> WHAT IS EXPECTED
Reproduce the material below line by line, beginning with its first line and ending with the line that contains "from matplotlib.patches import PathPatch"; leave out pictures.

------ INFORMATION PROVIDED

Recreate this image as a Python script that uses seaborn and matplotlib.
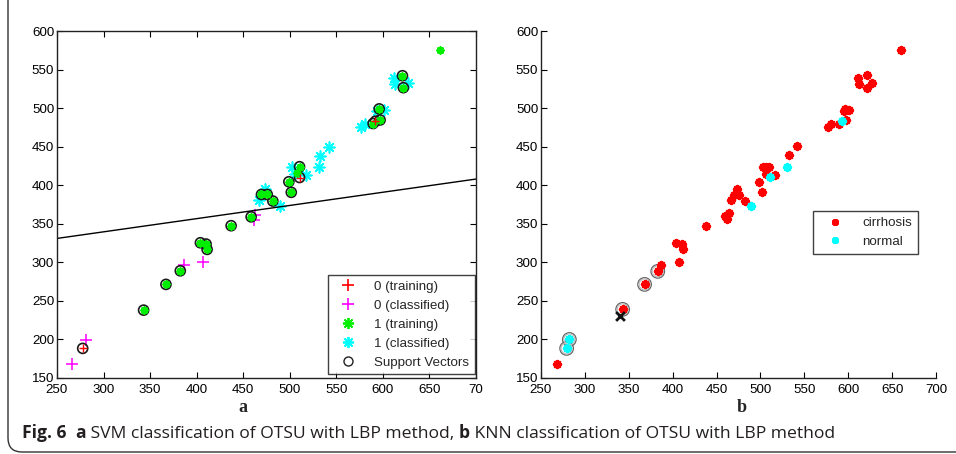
import numpy as np
import pandas as pd
import matplotlib
matplotlib.use("Agg")
import matplotlib.pyplot as plt
import seaborn as sns
from matplotlib.lines import Line2D
from matplotlib.path import Path
from matplotlib.patches import PathPatch

# ---------------- data ----------------
# Panel a (SVM)
train0_x = [277.6, 592.0, 510.5]
train0_y = [188.4, 483.0, 410.0]
class0_x = [266.5, 281.2, 386.0, 406.8, 463.0, 462.0]
class0_y = [167.7, 199.2, 297.0, 300.6, 361.4, 355.0]
train1_x = [661.0, 621.0, 622.0, 596.0, 597.0, 589.5, 510.5, 508.0, 499.0, 501.6, 469.6, 475.8,
            481.8, 458.5, 437.0, 404.0, 410.1, 411.2, 382.4, 367.0, 343.0]
train1_y = [575.0, 542.0, 526.5, 499.0, 484.6, 480.0, 424.0, 416.0, 404.5, 390.8, 388.0, 388.0,
            379.5, 359.0, 347.5, 325.4, 323.7, 316.8, 289.0, 271.4, 238.0]
class1_x = [611.4, 612.8, 627.0, 601.0, 594.0, 576.6, 580.8, 542.0, 532.4, 531.0, 502.6, 506.0,
            517.0, 473.0, 466.7, 489.3]
class1_y = [538.6, 531.0, 532.0, 497.5, 496.0, 475.0, 480.0, 450.0, 438.5, 424.0, 424.0, 415.0,
            413.0, 395.0, 381.0, 373.0]
sv_x = [277.6, 592.0, 510.5, 621.0, 622.0, 596.0, 597.0, 589.5, 510.5, 499.0, 501.6, 469.6, 475.8,
        481.8, 458.5, 437.0, 404.0, 410.1, 411.2, 382.4, 367.0, 343.0]
sv_y = [188.4, 483.0, 410.0, 542.0, 526.5, 499.0, 484.6, 480.0, 424.0, 404.5, 390.8, 388.0, 388.0,
        379.5, 359.0, 347.5, 325.4, 323.7, 316.8, 289.0, 271.4, 238.0]
boundary_x = [250.0, 700.0]
boundary_y = [331.0, 408.0]

# Panel b (KNN)
cirr_x = [660.0, 611.0, 612.0, 621.0, 621.7, 627.0, 576.6, 580.7, 589.0, 594.8, 596.0, 600.5,
          597.0, 542.0, 533.0, 502.5, 506.3, 510.0, 506.0, 517.0, 498.7, 501.3, 473.0, 470.0,
          476.0, 466.5, 482.0, 459.6, 464.5, 462.0, 437.6, 404.0, 410.2, 411.8, 407.2, 386.3,
          383.0, 368.0, 343.0, 268.0]
cirr_y = [575.0, 538.6, 531.0, 542.5, 526.5, 532.0, 475.0, 480.0, 480.0, 496.0, 498.5, 497.5,
          484.6, 450.4, 438.8, 424.0, 424.0, 424.0, 414.5, 413.0, 404.0, 391.0, 394.5, 387.0,
          387.0, 381.0, 379.5, 360.0, 364.0, 355.8, 347.5, 325.4, 323.7, 316.9, 300.4, 296.5,
          288.3, 271.4, 239.0, 167.7]
norm_x = [592.5, 530.6, 511.0, 489.0, 282.3, 279.2]
norm_y = [483.3, 424.0, 411.0, 373.0, 200.0, 188.4]
nbr_x = [282.3, 279.2, 343.0, 368.0, 383.0]
nbr_y = [200.0, 188.4, 239.0, 271.4, 288.3]
query_x = [340.0]
query_y = [230.4]

xticks = [250, 300, 350, 400, 450, 500, 550, 600, 650, 700]
yticks = [150, 200, 250, 300, 350, 400, 450, 500, 550, 600]
legend_a = ["0 (training)", "0 (classified)", "1 (training)", "1 (classified)", "Support Vectors"]
legend_b = ["cirrhosis", "normal"]

# ---------------- style ----------------
sns.set_style("ticks")
plt.rcParams["font.family"] = ["Liberation Sans", "DejaVu Sans"]
plt.rcParams["xtick.direction"] = "in"
plt.rcParams["ytick.direction"] = "in"

W, H = 956, 454
fig = plt.figure(figsize=(W / 100, H / 100), dpi=100)
fig.patch.set_facecolor("white")

def fx(px):
    return px / W

def fy(py):
    return 1 - py / H

axa = fig.add_axes([fx(57), fy(378), fx(476) - fx(57), fy(31) - fy(378)])
axb = fig.add_axes([fx(541), fy(378), fx(936) - fx(541), fy(31) - fy(378)])

AST = (8, 2, 0)  # MATLAB-like asterisk
TICKFS = 9.6

# ---- panel a ----
sns.lineplot(x=boundary_x, y=boundary_y, ax=axa, color="black", linewidth=1.0, estimator=None)
sns.scatterplot(x=class1_x, y=class1_y, ax=axa, marker=AST, s=60, color="#00ffff", linewidth=1.2)
sns.scatterplot(x=class0_x, y=class0_y, ax=axa, marker="+", s=80, color="#ff00ff", linewidth=1.1)
sns.scatterplot(x=sv_x, y=sv_y, ax=axa, marker="o", s=52, facecolor="none", edgecolor="#1a1a1a",
                linewidth=1.2)
sns.scatterplot(x=train1_x, y=train1_y, ax=axa, marker=AST, s=16, color="#00ee00", linewidth=2.0)
sns.scatterplot(x=train0_x, y=train0_y, ax=axa, marker="+", s=40, color="#ff0000", linewidth=1.0)

axa.set_xlim(250, 700)
axa.set_ylim(150, 600)
axa.set_xticks(xticks)
axa.set_yticks(yticks)
axa.set_xticklabels(["250", "300", "350", "400", "450", "500", "550", "600", "650", "70"])
axa.tick_params(axis="both", which="both", top=True, right=True, length=4, width=0.8,
                labelsize=TICKFS, pad=2, colors="black")
axa.tick_params(axis="x", pad=4)
for s in axa.spines.values():
    s.set_visible(True)
    s.set_linewidth(1.0)
    s.set_color("#222222")

ha = [
    Line2D([], [], linestyle="none", marker="+", color="#ff0000", markersize=9, markeredgewidth=1.2),
    Line2D([], [], linestyle="none", marker="+", color="#ff00ff", markersize=9, markeredgewidth=1.2),
    Line2D([], [], linestyle="none", marker=AST, color="#00ee00", markersize=8, markeredgewidth=1.3),
    Line2D([], [], linestyle="none", marker=AST, color="#00ffff", markersize=8, markeredgewidth=1.3),
    Line2D([], [], linestyle="none", marker="o", markerfacecolor="none", markeredgecolor="#222222",
           markersize=6.5, markeredgewidth=1.0),
]
leg = axa.legend(ha, legend_a, loc="lower right", bbox_to_anchor=(0.997, 0.011),
                 borderaxespad=0, fancybox=False, frameon=True, fontsize=TICKFS,
                 handletextpad=0.9, handlelength=2.2, labelspacing=0.5, borderpad=0.4)
leg.get_frame().set_edgecolor("#111111")
leg.get_frame().set_linewidth(1.0)

# ---- panel b ----
sns.scatterplot(x=nbr_x, y=nbr_y, ax=axb, marker="o", s=95, facecolor="none", edgecolor="#666666",
                linewidth=0.9)
sns.scatterplot(x=nbr_x, y=nbr_y, ax=axb, marker="o", s=62, facecolor="none", edgecolor="#bbbbbb",
                linewidth=0.8)
sns.scatterplot(x=cirr_x, y=cirr_y, ax=axb, marker=AST, s=22, color="#ff0000", linewidth=2.1)
sns.scatterplot(x=norm_x, y=norm_y, ax=axb, marker=AST, s=22, color="#00ffff", linewidth=2.1)
sns.scatterplot(x=query_x, y=query_y, ax=axb, marker="x", s=40, color="#111111", linewidth=2.0)

axb.set_xlim(250, 700)
axb.set_ylim(150, 600)
axb.set_xticks(xticks)
axb.set_yticks(yticks)
axb.tick_params(axis="both", which="both", length=4, width=0.8, labelsize=TICKFS, pad=2,
                colors="black")
axb.tick_params(axis="x", pad=4)
axb.spines["top"].set_visible(False)
axb.spines["right"].set_visible(False)
for k in ("left", "bottom"):
    axb.spines[k].set_linewidth(1.0)
    axb.spines[k].set_color("#222222")

hb = [
    Line2D([], [], linestyle="none", marker=AST, color="#ff0000", markersize=5, markeredgewidth=2.0),
    Line2D([], [], linestyle="none", marker=AST, color="#00ffff", markersize=5, markeredgewidth=2.0),
]
legb = axb.legend(hb, legend_b, loc="upper right", bbox_to_anchor=(0.954, 0.481),
                  borderaxespad=0, fancybox=False, frameon=True, fontsize=TICKFS,
                  handletextpad=0.8, handlelength=2.4, labelspacing=0.45, borderpad=0.45)
legb.get_frame().set_edgecolor("#111111")
legb.get_frame().set_linewidth(1.0)

# panel letters
fig.text(fx(243), fy(407), "a", family=["Liberation Serif", "DejaVu Serif"], weight="bold",
         fontsize=13, ha="center", va="center")
fig.text(fx(742), fy(407), "b", family=["Liberation Serif", "DejaVu Serif"], weight="bold",
         fontsize=13, ha="center", va="center")

# caption (mixed bold/regular)
CAPFS = 12.6
capfam = ["Open Sans", "DejaVu Sans"]
pieces = [("Fig. 6", "bold"), ("  ", "normal"), ("a", "bold"),
          (" SVM classification of OTSU with LBP method, ", "normal"), ("b", "bold"),
          (" KNN classification of OTSU with LBP method", "normal")]
prev = fig.text(fx(22), fy(438), pieces[0][0], family=capfam, weight=pieces[0][1],
                fontsize=CAPFS, ha="left", va="baseline", color="#231f20")
for txt, wt in pieces[1:]:
    prev = plt.annotate(txt, xy=(1, 0), xycoords=prev, xytext=(0, 0),
                        textcoords="offset points", family=capfam, weight=wt,
                        fontsize=CAPFS, ha="left", va="bottom", color="#231f20",
                        annotation_clip=False)

# frame: left line with rounded bottom-left corner and bottom line
r = 14
verts = [(8, 0), (8, 452 - r), (8, 452), (8 + r, 452), (W + 10, 452)]
codes = [Path.MOVETO, Path.LINETO, Path.CURVE3, Path.CURVE3, Path.LINETO]
vf = [(fx(x), fy(y)) for x, y in verts]
fig.patches.append(PathPatch(Path(vf, codes), transform=fig.transFigure, fill=False,
                             edgecolor="#333333", linewidth=1.0))

fig.savefig("out.png", dpi=100)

------------

> RIGHT ANSWER
Recreate this image as a Python script that uses seaborn and matplotlib.
import numpy as np
import pandas as pd
import matplotlib
matplotlib.use("Agg")
import matplotlib.pyplot as plt
import seaborn as sns
from matplotlib.lines import Line2D
from matplotlib.path import Path
from matplotlib.patches import PathPatch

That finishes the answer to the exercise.